STATED TASK: Determine how many lines of the data below contain "this", then give only that number.

Rows from a dataset of charts and code
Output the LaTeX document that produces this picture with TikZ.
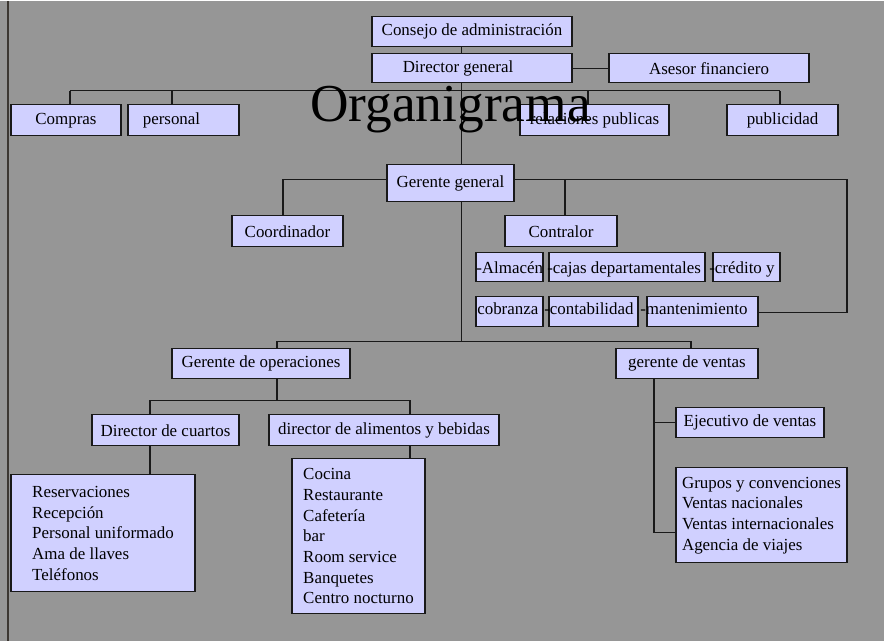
\documentclass[tikz,border=0pt]{standalone}
\usepackage{fontspec}
\setmainfont{Liberation Serif}
\definecolor{bg}{RGB}{150,150,150}
\definecolor{boxfill}{RGB}{208,208,255}
\definecolor{ln}{RGB}{25,25,25}
\begin{document}
\begin{tikzpicture}[x=0.75pt,y=-0.75pt,
  font=\fontsize{12.7}{15.5}\selectfont,
  box/.style={draw=ln, line width=0.9pt, fill=boxfill, inner sep=0pt, align=center},
  wd/.style={minimum width=#1*0.75pt},
  ht/.style={minimum height=#1*0.75pt},
  conn/.style={draw=ln, line width=0.9pt},
  lbl/.style={inner sep=0pt, anchor=base west}]
% background and page frame
\fill[bg] (0,0) rectangle (884,640);
\draw[line width=1.2pt, draw={rgb,255:red,60;green,55;blue,50}] (8,0) -- (8,640);
% top level
\node[box, wd=200, ht=30] (cons) at (472,31) {Consejo de administración};
\node[box, wd=200, ht=29] (dir) at (472,67.5) {\hspace*{-21pt}Director general};
\node[box, wd=200, ht=29] (ase) at (709,67.5) {Asesor financiero};
\node[box, wd=110, ht=31] (comp) at (66,119.5) {Compras};
\node[box, wd=111, ht=31] (pers) at (183.5,119.5) {\hspace*{-18pt}personal};
\node[box, wd=149, ht=31] (rel) at (594.5,119.5) {relaciones publicas};
\node[box, wd=111, ht=31] (pub) at (782.5,119.5) {publicidad};
% gerente general level
\node[box, wd=127, ht=37] (gg) at (450.5,182.5) {Gerente general};
\node[box, wd=111, ht=31] (coord) at (287.5,230.5) {Coordinador};
\node[box, wd=112, ht=31] (contr) at (561,230.5) {Contralor};
% contralor sub boxes
\node[box, wd=67, ht=29] (alm) at (509.5,266.5) {};
\node[box, wd=156, ht=29] (cajas) at (627,266.5) {};
\node[box, wd=67, ht=29] (cred) at (746.5,266.5) {};
\node[box, wd=67, ht=30] (cob) at (509.5,311) {};
\node[box, wd=89, ht=30] (contab) at (593.5,311) {};
\node[box, wd=111, ht=30] (mant) at (702.5,311) {};
\node[lbl] (talm) at (476,272.5) {-Almacén};
\node[lbl] (tcajas) at (547,272.5) {-cajas departamentales};
\node[lbl] (tcred) at (709,272.5) {-crédito y};
\node[lbl] (tcob) at (477,313.5) {cobranza};
\node[lbl] (tcontab) at (544,313.5) {-contabilidad};
\node[lbl] (tmant) at (640,313.5) {-mantenimiento};
% operaciones / ventas
\node[box, wd=178, ht=30] (gop) at (261,363) {Gerente de operaciones};
\node[box, wd=142, ht=30] (gv) at (687,363) {gerente de ventas};
\node[box, wd=147, ht=31] (dc) at (165.5,429.5) {Director de cuartos};
\node[box, wd=230, ht=31] (dab) at (384,429.5) {director de alimentos y bebidas};
\node[box, align=left, wd=184, ht=117] (res) at (103,532.5)
  {Reservaciones\\Recepción\\Personal uniformado\\Ama de llaves\\Teléfonos};
\node[box, align=left, wd=133, ht=155] (coc) at (358.5,535.5)
  {Cocina\\Restaurante\\Cafetería\\bar\\Room service\\Banquetes\\Centro nocturno};
\node[box, wd=148, ht=30] (ejec) at (750,422) {Ejecutivo de ventas};
\node[box, align=left, wd=171, ht=95] (grp) at (761.5,514.5)
  {Grupos y convenciones\\Ventas nacionales\\Ventas internacionales\\Agencia de viajes};
% helper coordinates
\coordinate (T) at (461.5,0);
\coordinate (h1) at (70,90);
\coordinate (h2) at (172,90);
\coordinate (h3) at (588,90);
\coordinate (h4) at (780,90);
\coordinate (gL) at (283,179);
\coordinate (gC) at (565,179);
\coordinate (gR) at (847,179);
\coordinate (gD) at (847,312);
\coordinate (m) at (461.5,341);
\coordinate (mL) at (277,341);
\coordinate (mR) at (691,341);
\coordinate (oL) at (150,400);
\coordinate (oC) at (277,400);
\coordinate (oR) at (410,400);
\coordinate (vT) at (654,0);
\coordinate (v1) at (654,422);
\coordinate (v2) at (654,532);
% connectors
\draw[conn] (cons.south -| T) -- (dir.north -| T);
\draw[conn] (dir.south -| T) -- (gg.north -| T);
\draw[conn] (dir.east) -- (ase.west);
\draw[conn] (h1) -- (h4);
\draw[conn] (h1) -- (comp.north -| h1);
\draw[conn] (h2) -- (pers.north -| h2);
\draw[conn] (h3) -- (rel.north -| h3);
\draw[conn] (h4) -- (pub.north -| h4);
\draw[conn] (gg.west |- gL) -- (gL) -- (coord.north -| gL);
\draw[conn] (gC) -- (contr.north -| gC);
\draw[conn] (gg.east |- gR) -- (gR) -- (gD) -- (mant.east |- gD);
\draw[conn] (gg.south -| m) -- (m);
\draw[conn] (gop.north -| mL) -- (mL) -- (mR) -- (gv.north -| mR);
\draw[conn] (gop.south -| oC) -- (oC);
\draw[conn] (dc.north -| oL) -- (oL) -- (oR) -- (dab.north -| oR);
\draw[conn] (dc.south -| oL) -- (res.north -| oL);
\draw[conn] (dab.south -| oR) -- (coc.north -| oR);
\draw[conn] (gv.south -| vT) -- (v2) -- (grp.west |- v2);
\draw[conn] (v1) -- (ejec.west |- v1);
% title
\node[inner sep=0pt, anchor=base west, font=\fontsize{40}{48}\selectfont] (title) at (310,121) {Organigrama};
\end{tikzpicture}
\end{document}
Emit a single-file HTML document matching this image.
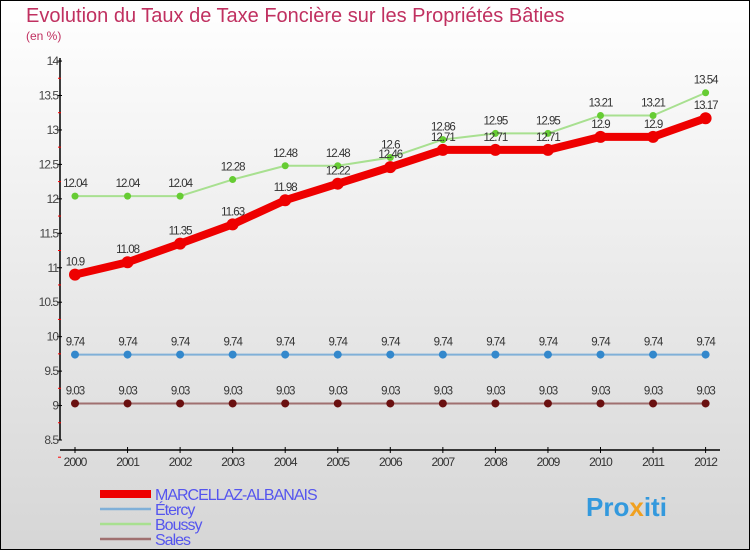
<!DOCTYPE html>
<html><head><meta charset="utf-8"><style>
body{margin:0}
#c{width:750px;height:550px;position:relative;overflow:hidden;font-family:"Liberation Sans","DejaVu Sans",sans-serif;background:linear-gradient(#fff,#d6d6d6);box-sizing:border-box;border:1px solid #000}
</style></head><body>
<div id="c">
<svg id="s" width="750" height="550" style="position:absolute;left:-1px;top:-1px">
<text x="26" y="22" font-size="20" fill="#c03060">Evolution du Taux de Taxe Foncière sur les Propriétés Bâties</text>
<text x="26" y="40" font-size="12" fill="#c03060">(en %)</text>
<text x="586" y="516" font-size="26" font-weight="bold" fill="#3399dd">Pro<tspan fill="#f0a020">x</tspan>iti</text>
</svg>
</div>
<script>
const years=["2000","2001","2002","2003","2004","2005","2006","2007","2008","2009","2010","2011","2012"];
const yTicks=[8.5,9,9.5,10,10.5,11,11.5,12,12.5,13,13.5,14];
const marcellaz=[10.9,11.08,11.35,11.63,11.98,12.22,12.46,12.71,12.71,12.71,12.9,12.9,13.17];
const etercy=[9.74,9.74,9.74,9.74,9.74,9.74,9.74,9.74,9.74,9.74,9.74,9.74,9.74];
const boussy=[12.04,12.04,12.04,12.28,12.48,12.48,12.6,12.86,12.95,12.95,13.21,13.21,13.54];
const sales=[9.03,9.03,9.03,9.03,9.03,9.03,9.03,9.03,9.03,9.03,9.03,9.03,9.03];
const seriesNames=["MARCELLAZ-ALBANAIS","Étercy","Boussy","Sales"];
const s=document.getElementById('s');const NS="http://www.w3.org/2000/svg";
const X=i=>75+i*52.55;const Y=v=>440-(v-8.5)/0.5*34.45;
function mk(t,a,p){const e=document.createElementNS(NS,t);for(const k in a)e.setAttribute(k,a[k]);(p||s).appendChild(e);return e;}
let ax=mk('line',{x1:60,y1:58,x2:60,y2:440,stroke:'#000','stroke-width':1.5});


let xa=mk('line',{x1:60,y1:450,x2:720,y2:450,stroke:'#000','stroke-width':1.5});


yTicks.forEach(v=>{mk('line',{x1:57,x2:62,y1:Y(v),y2:Y(v),stroke:'#000'});
 mk('line',{x1:58,x2:61,y1:Y(v)+17.2,y2:Y(v)+17.2,stroke:'#f00'});
 const t=mk('text',{x:58,y:Y(v)+4,'font-size':12,'text-anchor':'end',fill:'#444','letter-spacing':'-1'});t.textContent=String(v);
 
 });
years.forEach((y,i)=>{mk('line',{x1:X(i),x2:X(i),y1:447,y2:453,stroke:'#000'});
 const t=mk('text',{x:X(i),y:466,'font-size':12,'text-anchor':'middle',fill:'#333','letter-spacing':'-1'});t.textContent=y;
 
 });
function series(d,col,w,r,dot,name){
 const p=mk('polyline',{points:d.map((v,i)=>X(i)+','+Y(v)).join(' '),fill:'none',stroke:col,'stroke-width':w,'stroke-linejoin':'round'});
 
 
 d.forEach((v,i)=>{const c=mk('circle',{cx:X(i),cy:Y(v),r:r,fill:dot});
  
  
  const t=mk('text',{x:X(i),y:Y(v)-9,'font-size':11.5,'text-anchor':'middle',fill:'#333','letter-spacing':'-1'});t.textContent=String(v);
  
  });
}
series(sales,'#a07070',2,4,'#6a1010','sales');
series(etercy,'#80b0d8',2,4,'#3388cc','etercy');
series(boussy,'#a8e090',2,3.5,'#66cc33','boussy');
series(marcellaz,'#ee0000',8,6,'#ee0000','marcellaz-albanais');
const lc=['#ee0000','#80b0d8','#a8e090','#a07070'],lw=[8,2.5,2.5,2.5];
seriesNames.forEach((n,i)=>{const y=494+i*15;
 const l=mk('line',{x1:100,x2:151,y1:y,y2:y,stroke:lc[i],'stroke-width':lw[i]});
 
 
 const t=mk('text',{x:155,y:y+6,'font-size':16,fill:'#5555ee','letter-spacing':'-1'});t.textContent=n;
 
 });
</script>
</body></html>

REPLY: 2